It’s hard to estimate, yes, but I have not seen enough evidence to believe that it’s less than people think. In the thread above there is one Nature article looking at Meta Llama (Llama-3-70B/Gemma-2B-it) models. The comparison to humans is questionable to me, but that doesn’t mean it isn’t as bad as we thought. There are some questionable decisions on their methodology imo, e.g. by assuming a human will write 300words/h but the LLM is will only need a single prompt to arrive at “comparable” results. Note this comment:
We acknowledge that LLM performance may vary across different content types and that our analysis does not account for qualitative differences in output between LLMs and humans. Thus, our study aims to provide a quantitative comparison of resource utilization rather than a qualitative assessment of content.
The human resource consumption is rather unfair, e.g. water consumption is based on the daily water consumption of a human prorated for the 1,67 h it takes them to write the benchmark task + the amount of water needed to generate the electricity at that time. This is regardless of wether the water consumption can be attributed to such a task.
The results there are for specific types of models. Heed these warnings:
However, the growing model sizes driven in part by the scaling law (e.g, recently released Llama-3.1-405B16) will likely increase the energy consumption and the associated environmental impacts of LLMs substantially.
Despite the potential efficiency advantages of LLMs compared to human labor, we emphasize that our analysis is not intended to derail the ongoing efforts to curb LLMs’ own large environmental footprints.
What is more, by comparing the efficiency to human labour, the only sense of scale is that LLMs are “efficient” (allegedly) is if you want to substitute humans. Yet we will continue to exist, even if the user prompter isn’t counted on the energy consumption of the LLM:
presenting a comparative assessment of the environmental impact of LLMs vs. human labor, examining their relative efficiency across energy consumption, carbon emissions, water usage, and cost.

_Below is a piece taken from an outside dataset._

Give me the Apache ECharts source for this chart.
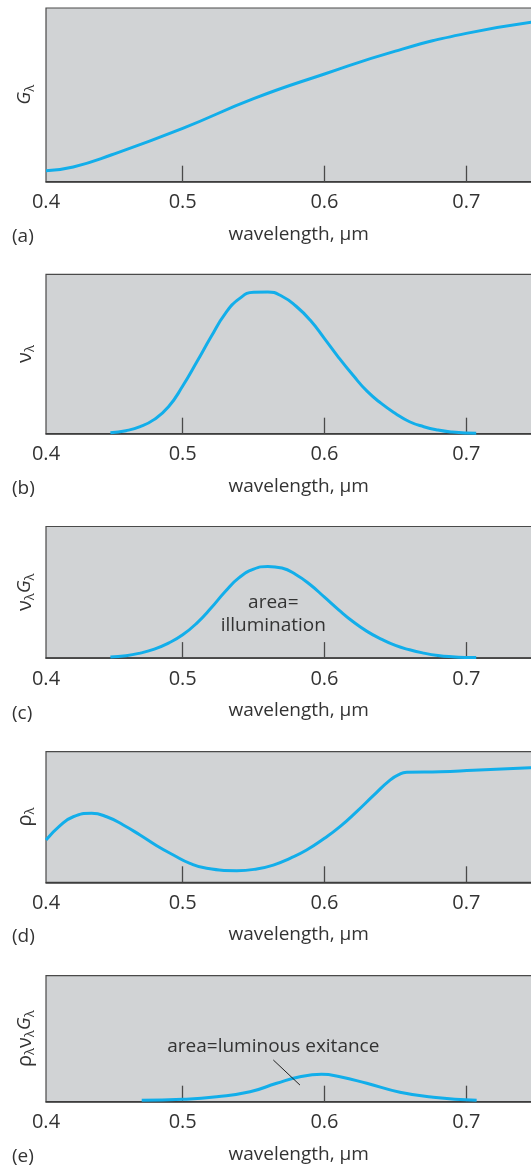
<!DOCTYPE html>
<html>
<head>
<meta charset="utf-8">
<script src="https://cdn.jsdelivr.net/npm/echarts@6/dist/echarts.min.js"></script>
<style>
  html, body { margin: 0; padding: 0; background: #fff; }
  #chart { width: 531px; height: 1165px; }
</style>
</head>
<body>
<div id="chart"></div>
<script>
// wavelength (µm) vs. value normalised to the panel height (0..1)
const wlMin = 0.4036;   // left edge of every panel, where the "0.4" label sits
const wlMax = 0.76;

const wlA = [0.4036, 0.4228, 0.450, 0.500, 0.550, 0.600, 0.650, 0.700, 0.752];
const gA  = [0.063, 0.085, 0.155, 0.307, 0.478, 0.620, 0.752, 0.854, 0.925];

const wlB = [0.449, 0.46, 0.47, 0.48, 0.49, 0.50, 0.51, 0.52, 0.53, 0.54, 0.55, 0.56, 0.57, 0.58,
             0.59, 0.60, 0.61, 0.62, 0.63, 0.64, 0.65, 0.66, 0.67, 0.68, 0.69, 0.70, 0.707];
const vB  = [0.006, 0.019, 0.044, 0.090, 0.169, 0.299, 0.451, 0.608, 0.754, 0.848, 0.888, 0.890, 0.863, 0.800,
             0.712, 0.597, 0.478, 0.368, 0.267, 0.190, 0.127, 0.075, 0.044, 0.023, 0.010, 0.004, 0.003];

const wlC = [0.449, 0.46, 0.47, 0.48, 0.49, 0.50, 0.51, 0.52, 0.53, 0.54, 0.55, 0.56, 0.57, 0.58,
             0.59, 0.60, 0.61, 0.62, 0.63, 0.64, 0.65, 0.66, 0.67, 0.68, 0.69, 0.70, 0.707];
const vgC = [0.008, 0.018, 0.038, 0.068, 0.114, 0.177, 0.266, 0.380, 0.506, 0.613, 0.676, 0.696, 0.684, 0.633,
             0.557, 0.463, 0.367, 0.278, 0.203, 0.144, 0.096, 0.063, 0.038, 0.020, 0.010, 0.005, 0.004];

const wlD = [0.4036, 0.4135, 0.4228, 0.4358, 0.4464, 0.4581, 0.4699, 0.4817, 0.4934, 0.5051, 0.5169, 0.5381, 0.5522, 0.5639, 0.5757, 0.5874, 0.6000, 0.6109, 0.6227, 0.6344, 0.6462, 0.6532, 0.6580, 0.6815, 0.7050, 0.7450, 0.7520];
const rD  = [0.324, 0.434, 0.502, 0.528, 0.502, 0.439, 0.362, 0.280, 0.209, 0.145, 0.107, 0.089, 0.102, 0.132, 0.184, 0.247, 0.337, 0.426, 0.541, 0.663, 0.783, 0.829, 0.842, 0.847, 0.858, 0.877, 0.880];

const wlE = [0.4711, 0.5000, 0.5240, 0.5475, 0.5663, 0.5827, 0.5980, 0.6109, 0.6298, 0.6532, 0.6767, 0.7073];
const rvgE = [0.011, 0.019, 0.040, 0.079, 0.146, 0.198, 0.217, 0.198, 0.146, 0.075, 0.035, 0.011];

const tickValues = [0.5, 0.6, 0.7];
const labelValues = [wlMin, 0.5, 0.6, 0.7];
const panelLetters = ['(a)', '(b)', '(c)', '(d)', '(e)'];
const yNames = [
  '{i|G}{s|λ}',
  '{m|ν}{s|λ}',
  '{m|ν}{s|λ}{i|G}{s|λ}',
  '{m|ρ}{s|λ}',
  '{m|ρ}{s|λ}{m|ν}{s|λ}{i|G}{s|λ}'
];
const noteC = { text: 'area=\nillumination', at: [0.5639, 0.338] };
const noteE = { text: 'area=luminous exitance', at: [0.5639, 0.437], from: [0.5639, 0.331], to: [0.5827, 0.132] };

// panel layout
const tops = [8, 274.4, 526.5, 751.7, 975.7];
const heights = [173.7, 159.3, 131.6, 130.6, 126];
const letterY = [237, 489, 714, 937, 1157];
const GRID_LEFT = 46;
const PX_PER_UNIT = 1418;

const FONT = '"Open Sans", "Noto Sans", sans-serif';
const TXT = '#333';
const BLUE = '#12aeea';

const dom = document.getElementById('chart');
const myChart = echarts.init(dom);

const grids = [], xAxes = [], yAxes = [];
for (let i = 0; i < 5; i++) {
    grids.push({
        left: GRID_LEFT, top: tops[i], width: (wlMax - wlMin) * PX_PER_UNIT, height: heights[i],
        outerBoundsMode: 'none', containLabel: false,
        show: true, backgroundColor: '#d1d3d5', borderColor: '#4a4a4a', borderWidth: 1.2
    });
    xAxes.push({
        type: 'value', gridIndex: i, min: wlMin, max: wlMax,
        axisLine: { show: true, lineStyle: { color: '#3a3a3a', width: 1.5 } },
        axisTick: { show: true, inside: true, length: 16, customValues: tickValues, lineStyle: { color: '#4a4a4a', width: 1.3 } },
        splitLine: { show: false },
        axisLabel: {
            show: true, margin: 11, color: TXT, fontSize: 20, fontFamily: FONT,
            customValues: labelValues,
            formatter: v => v.toFixed(1)
        },
        name: 'wavelength, µm', nameLocation: 'middle', nameGap: 43,
        nameTextStyle: { color: TXT, fontSize: 19, fontFamily: FONT }
    });
    yAxes.push({
        type: 'value', gridIndex: i, min: 0, max: 1,
        axisLine: { show: false }, axisTick: { show: false },
        axisLabel: { show: false }, splitLine: { show: false },
        name: yNames[i], nameLocation: 'middle', nameGap: 9, nameRotate: 90,
        nameTextStyle: {
            color: TXT, fontFamily: FONT,
            rich: {
                i: { fontSize: 19, fontStyle: 'italic', fontFamily: FONT, color: TXT, verticalAlign: 'middle', lineHeight: 24 },
                m: { fontSize: 20, fontFamily: FONT, color: TXT, verticalAlign: 'middle', lineHeight: 24 },
                s: { fontSize: 13, fontFamily: FONT, color: TXT, verticalAlign: 'bottom', lineHeight: 12 }
            }
        }
    });
}

const lineSeries = (i, xs, ys, extra) => Object.assign({
    type: 'line', xAxisIndex: i, yAxisIndex: i,
    data: xs.map((x, k) => [x, ys[k]]),
    smooth: 0.5, showSymbol: false, silent: true,
    lineStyle: { color: BLUE, width: 3 }
}, extra || {});

const noteLabel = {
    show: true, color: TXT, fontSize: 19, fontFamily: FONT, lineHeight: 23,
    position: 'inside'
};

const option = {
    backgroundColor: '#fff',
    animation: false,
    grid: grids,
    xAxis: xAxes,
    yAxis: yAxes,
    series: [
        lineSeries(0, wlA, gA),
        lineSeries(1, wlB, vB),
        lineSeries(2, wlC, vgC, {
            markPoint: {
                symbol: 'circle', symbolSize: 1, itemStyle: { color: 'transparent' },
                label: noteLabel,
                data: [{ coord: noteC.at, value: 1, label: { formatter: noteC.text } }]
            }
        }),
        lineSeries(3, wlD, rD),
        lineSeries(4, wlE, rvgE, {
            markPoint: {
                symbol: 'circle', symbolSize: 1, itemStyle: { color: 'transparent' },
                label: noteLabel,
                data: [{ coord: noteE.at, value: 1, label: { formatter: noteE.text } }]
            },
            markLine: {
                symbol: 'none', silent: true,
                lineStyle: { color: '#222', width: 1, type: 'solid' },
                label: { show: false },
                data: [[{ coord: noteE.from }, { coord: noteE.to }]]
            }
        })
    ],
    graphic: panelLetters.map((t, i) => ({
        type: 'text', x: 12, y: letterY[i],
        style: { text: t, fill: TXT, fontSize: 19, fontFamily: FONT, verticalAlign: 'middle', align: 'left' }
    }))
};

myChart.setOption(option);
window.addEventListener('resize', () => myChart.resize());
</script>
</body>
</html>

In this article they go over the cost of training and inference of GPT-3 (Preprint), and they also mention this:
As acknowledged in Google’s sustainability report9 and the recent U.S. datacenter energy report,25 the expansion of AI products and services is a key driver of the rapid increase in datacenter water consumption
The Washington Post reported on GPT-4(2024-09-18, so not the latest models) (Archive.org version) using he same methodology as the paper above. That’s the famous 0.5 liters and requires 0.14 kWh of electricity (about the same as using 14 LED light bulbs for 1 hour) per 100-word query.